# WHAT IS EXPECTED
Count every line that has the word "with" in it; give no more than the number.

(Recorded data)
◆ ◆ ◆ ◆ ◆

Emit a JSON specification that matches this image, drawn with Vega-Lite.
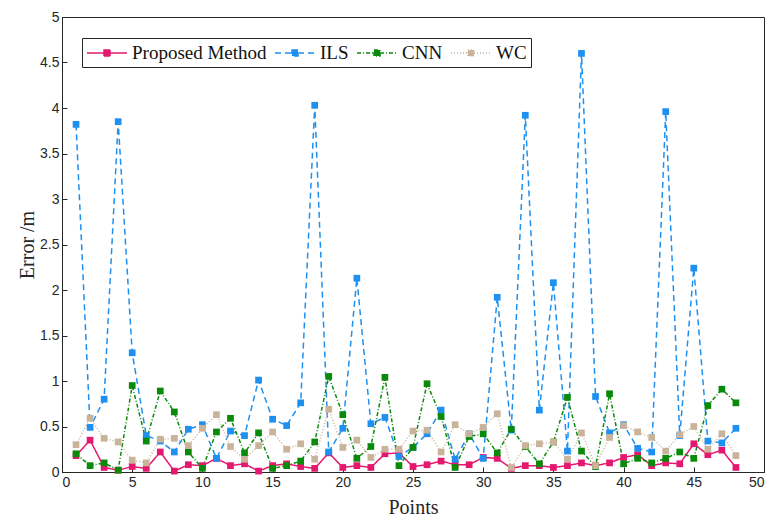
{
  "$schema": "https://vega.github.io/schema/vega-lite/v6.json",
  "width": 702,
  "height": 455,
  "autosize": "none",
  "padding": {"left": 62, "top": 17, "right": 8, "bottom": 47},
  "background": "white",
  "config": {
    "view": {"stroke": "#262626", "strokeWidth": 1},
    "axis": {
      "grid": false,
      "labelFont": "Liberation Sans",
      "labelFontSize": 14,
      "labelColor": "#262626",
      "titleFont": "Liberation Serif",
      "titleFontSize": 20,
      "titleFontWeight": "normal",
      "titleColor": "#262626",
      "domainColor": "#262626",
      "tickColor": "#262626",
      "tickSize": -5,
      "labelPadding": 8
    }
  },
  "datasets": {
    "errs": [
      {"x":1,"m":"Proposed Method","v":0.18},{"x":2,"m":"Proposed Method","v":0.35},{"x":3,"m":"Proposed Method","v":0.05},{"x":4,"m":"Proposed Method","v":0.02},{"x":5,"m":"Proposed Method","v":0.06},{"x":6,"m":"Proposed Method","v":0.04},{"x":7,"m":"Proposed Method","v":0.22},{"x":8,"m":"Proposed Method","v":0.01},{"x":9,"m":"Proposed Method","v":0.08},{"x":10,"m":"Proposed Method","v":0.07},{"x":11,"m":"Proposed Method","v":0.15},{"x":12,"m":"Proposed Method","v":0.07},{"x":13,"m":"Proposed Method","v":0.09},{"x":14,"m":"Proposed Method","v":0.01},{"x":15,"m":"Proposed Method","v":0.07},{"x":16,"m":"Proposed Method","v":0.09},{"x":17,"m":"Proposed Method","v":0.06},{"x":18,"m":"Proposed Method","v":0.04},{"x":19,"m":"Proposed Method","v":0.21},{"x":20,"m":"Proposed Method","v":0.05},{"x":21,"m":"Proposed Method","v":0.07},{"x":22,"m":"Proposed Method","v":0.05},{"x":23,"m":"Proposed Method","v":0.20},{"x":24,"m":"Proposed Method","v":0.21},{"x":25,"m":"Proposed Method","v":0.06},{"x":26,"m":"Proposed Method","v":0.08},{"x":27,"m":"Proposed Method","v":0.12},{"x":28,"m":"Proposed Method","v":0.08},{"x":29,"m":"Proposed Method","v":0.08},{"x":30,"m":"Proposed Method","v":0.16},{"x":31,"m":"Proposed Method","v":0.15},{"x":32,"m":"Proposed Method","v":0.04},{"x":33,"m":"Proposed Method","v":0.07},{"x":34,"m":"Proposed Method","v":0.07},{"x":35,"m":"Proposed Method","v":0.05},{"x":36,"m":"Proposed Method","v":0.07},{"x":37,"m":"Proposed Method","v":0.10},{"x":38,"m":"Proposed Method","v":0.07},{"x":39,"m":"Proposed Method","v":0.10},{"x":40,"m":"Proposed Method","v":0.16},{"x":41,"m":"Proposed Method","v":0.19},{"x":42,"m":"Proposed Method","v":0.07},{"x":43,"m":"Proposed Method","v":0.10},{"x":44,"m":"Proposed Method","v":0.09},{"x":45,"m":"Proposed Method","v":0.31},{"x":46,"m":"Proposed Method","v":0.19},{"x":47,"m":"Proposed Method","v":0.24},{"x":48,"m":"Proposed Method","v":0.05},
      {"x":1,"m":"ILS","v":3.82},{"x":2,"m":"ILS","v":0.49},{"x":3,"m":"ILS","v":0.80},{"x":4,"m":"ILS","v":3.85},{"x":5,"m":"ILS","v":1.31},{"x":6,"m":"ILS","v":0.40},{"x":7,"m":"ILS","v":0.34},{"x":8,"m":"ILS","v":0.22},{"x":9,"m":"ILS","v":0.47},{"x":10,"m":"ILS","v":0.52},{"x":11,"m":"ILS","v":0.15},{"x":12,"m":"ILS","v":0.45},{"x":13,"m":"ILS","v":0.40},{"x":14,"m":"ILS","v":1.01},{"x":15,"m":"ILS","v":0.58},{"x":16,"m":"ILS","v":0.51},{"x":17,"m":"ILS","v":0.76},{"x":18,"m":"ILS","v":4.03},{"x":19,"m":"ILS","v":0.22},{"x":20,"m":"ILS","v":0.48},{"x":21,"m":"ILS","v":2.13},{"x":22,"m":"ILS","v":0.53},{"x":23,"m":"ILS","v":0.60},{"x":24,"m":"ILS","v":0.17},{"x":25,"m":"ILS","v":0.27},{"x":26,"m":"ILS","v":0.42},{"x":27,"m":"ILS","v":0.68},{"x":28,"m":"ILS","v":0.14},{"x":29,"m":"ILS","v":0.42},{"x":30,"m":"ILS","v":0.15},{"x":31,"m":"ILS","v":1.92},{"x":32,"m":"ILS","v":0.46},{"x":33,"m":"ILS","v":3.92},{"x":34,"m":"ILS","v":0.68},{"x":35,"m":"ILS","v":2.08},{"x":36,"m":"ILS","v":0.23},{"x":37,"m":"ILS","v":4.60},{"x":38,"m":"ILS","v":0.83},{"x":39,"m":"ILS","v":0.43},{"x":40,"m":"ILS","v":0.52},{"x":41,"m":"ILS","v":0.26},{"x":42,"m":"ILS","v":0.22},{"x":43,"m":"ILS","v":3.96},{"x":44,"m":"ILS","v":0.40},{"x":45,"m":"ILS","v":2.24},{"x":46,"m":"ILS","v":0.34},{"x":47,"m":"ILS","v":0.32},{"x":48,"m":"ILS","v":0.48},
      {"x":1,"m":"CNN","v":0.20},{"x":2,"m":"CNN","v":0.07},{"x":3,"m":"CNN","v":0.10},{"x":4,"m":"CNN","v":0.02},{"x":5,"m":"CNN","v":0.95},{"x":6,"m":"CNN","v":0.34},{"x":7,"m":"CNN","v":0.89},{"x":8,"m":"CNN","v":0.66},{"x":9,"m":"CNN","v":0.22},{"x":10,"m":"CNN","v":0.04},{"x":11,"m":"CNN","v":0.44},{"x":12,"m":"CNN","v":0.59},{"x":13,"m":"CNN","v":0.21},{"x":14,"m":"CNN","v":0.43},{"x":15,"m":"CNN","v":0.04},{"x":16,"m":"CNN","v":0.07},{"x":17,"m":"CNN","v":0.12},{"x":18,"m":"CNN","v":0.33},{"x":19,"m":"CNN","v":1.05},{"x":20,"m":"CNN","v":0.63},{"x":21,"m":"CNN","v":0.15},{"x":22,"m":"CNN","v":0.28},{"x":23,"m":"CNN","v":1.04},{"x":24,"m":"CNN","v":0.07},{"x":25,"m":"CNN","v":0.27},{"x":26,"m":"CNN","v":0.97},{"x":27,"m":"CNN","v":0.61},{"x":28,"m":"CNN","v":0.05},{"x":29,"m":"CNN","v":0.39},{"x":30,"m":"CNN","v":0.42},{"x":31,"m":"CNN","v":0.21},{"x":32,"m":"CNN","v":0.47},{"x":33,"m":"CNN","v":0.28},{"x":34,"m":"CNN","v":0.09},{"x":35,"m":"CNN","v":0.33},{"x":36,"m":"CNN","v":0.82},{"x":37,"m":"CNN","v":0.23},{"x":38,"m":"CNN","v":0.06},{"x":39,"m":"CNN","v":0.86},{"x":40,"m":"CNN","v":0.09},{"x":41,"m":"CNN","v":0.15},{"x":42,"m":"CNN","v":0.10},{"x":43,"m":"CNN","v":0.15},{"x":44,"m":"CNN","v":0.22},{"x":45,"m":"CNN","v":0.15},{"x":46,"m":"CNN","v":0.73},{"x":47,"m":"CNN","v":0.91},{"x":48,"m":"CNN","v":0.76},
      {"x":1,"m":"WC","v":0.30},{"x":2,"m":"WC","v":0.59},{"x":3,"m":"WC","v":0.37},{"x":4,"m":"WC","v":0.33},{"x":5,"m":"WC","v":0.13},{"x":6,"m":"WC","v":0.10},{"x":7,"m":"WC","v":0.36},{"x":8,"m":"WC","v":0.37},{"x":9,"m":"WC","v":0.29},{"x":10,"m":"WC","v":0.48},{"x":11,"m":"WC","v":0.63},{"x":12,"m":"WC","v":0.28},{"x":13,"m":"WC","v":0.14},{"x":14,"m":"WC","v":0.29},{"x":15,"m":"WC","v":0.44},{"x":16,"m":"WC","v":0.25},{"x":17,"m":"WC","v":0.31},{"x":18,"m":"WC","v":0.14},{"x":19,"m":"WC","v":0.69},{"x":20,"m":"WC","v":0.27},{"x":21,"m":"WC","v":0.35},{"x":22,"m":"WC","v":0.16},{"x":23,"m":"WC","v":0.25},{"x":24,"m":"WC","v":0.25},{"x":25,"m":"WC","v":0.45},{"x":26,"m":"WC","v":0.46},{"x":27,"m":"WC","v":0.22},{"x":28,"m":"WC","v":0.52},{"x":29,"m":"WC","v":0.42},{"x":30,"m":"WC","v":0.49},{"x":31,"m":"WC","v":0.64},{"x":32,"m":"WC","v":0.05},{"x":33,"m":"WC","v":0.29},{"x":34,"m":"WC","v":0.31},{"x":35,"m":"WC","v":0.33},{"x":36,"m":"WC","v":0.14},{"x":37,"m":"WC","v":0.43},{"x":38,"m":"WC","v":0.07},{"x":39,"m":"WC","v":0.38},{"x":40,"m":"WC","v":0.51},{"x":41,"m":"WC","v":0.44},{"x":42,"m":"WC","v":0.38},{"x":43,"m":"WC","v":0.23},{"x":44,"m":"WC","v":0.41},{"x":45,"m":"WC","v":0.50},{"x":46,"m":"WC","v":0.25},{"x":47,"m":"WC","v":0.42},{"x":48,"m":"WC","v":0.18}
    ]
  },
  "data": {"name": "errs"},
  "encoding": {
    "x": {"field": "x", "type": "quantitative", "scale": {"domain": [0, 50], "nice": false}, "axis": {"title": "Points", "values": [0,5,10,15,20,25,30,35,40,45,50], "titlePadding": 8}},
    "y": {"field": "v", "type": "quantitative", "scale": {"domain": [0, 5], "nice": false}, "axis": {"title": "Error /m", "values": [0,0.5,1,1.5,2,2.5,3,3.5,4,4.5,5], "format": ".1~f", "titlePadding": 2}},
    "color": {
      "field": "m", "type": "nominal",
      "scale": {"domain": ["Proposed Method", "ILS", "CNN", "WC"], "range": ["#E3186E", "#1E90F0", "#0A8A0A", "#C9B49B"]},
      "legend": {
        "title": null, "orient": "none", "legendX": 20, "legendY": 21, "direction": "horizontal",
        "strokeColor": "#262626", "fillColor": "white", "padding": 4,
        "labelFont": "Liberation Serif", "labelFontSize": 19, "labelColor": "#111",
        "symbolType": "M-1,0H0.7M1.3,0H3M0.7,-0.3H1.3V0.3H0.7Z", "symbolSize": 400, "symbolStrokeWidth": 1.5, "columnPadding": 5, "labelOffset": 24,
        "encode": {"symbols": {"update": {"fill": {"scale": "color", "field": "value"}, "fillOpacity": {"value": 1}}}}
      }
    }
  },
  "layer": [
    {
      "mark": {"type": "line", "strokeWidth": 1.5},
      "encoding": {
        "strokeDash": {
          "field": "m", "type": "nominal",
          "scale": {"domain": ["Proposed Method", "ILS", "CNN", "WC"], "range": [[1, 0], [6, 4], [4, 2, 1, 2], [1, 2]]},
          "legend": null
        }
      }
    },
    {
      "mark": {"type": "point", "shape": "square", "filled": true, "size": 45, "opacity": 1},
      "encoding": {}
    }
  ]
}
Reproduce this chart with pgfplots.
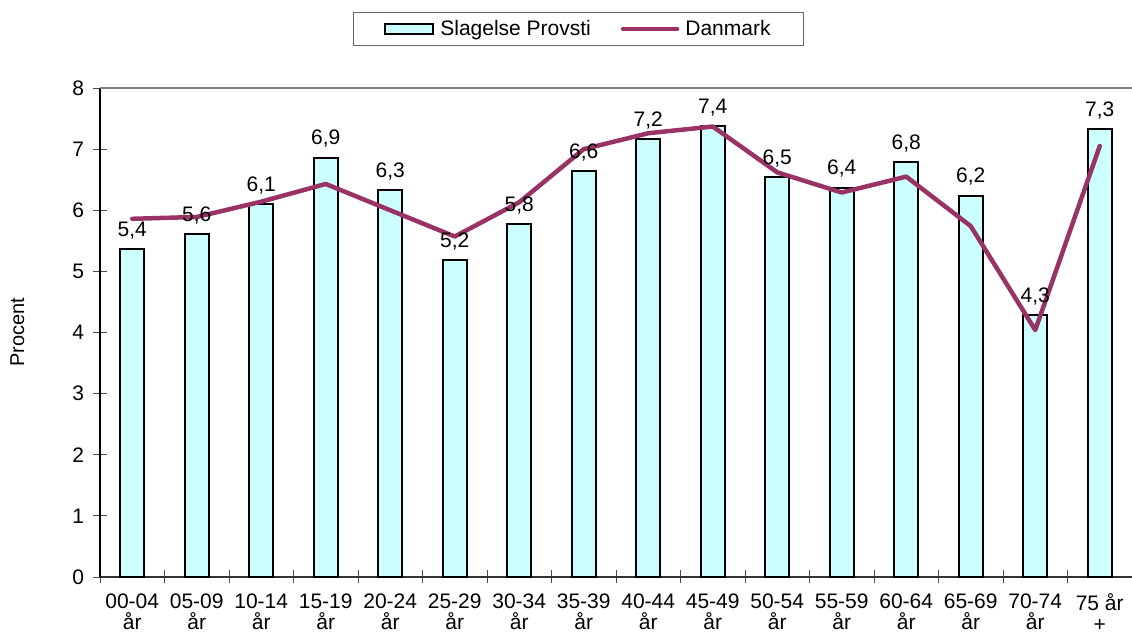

◆ ◆ ◆ ◆ ◆

# THE COMPLETED TASK
2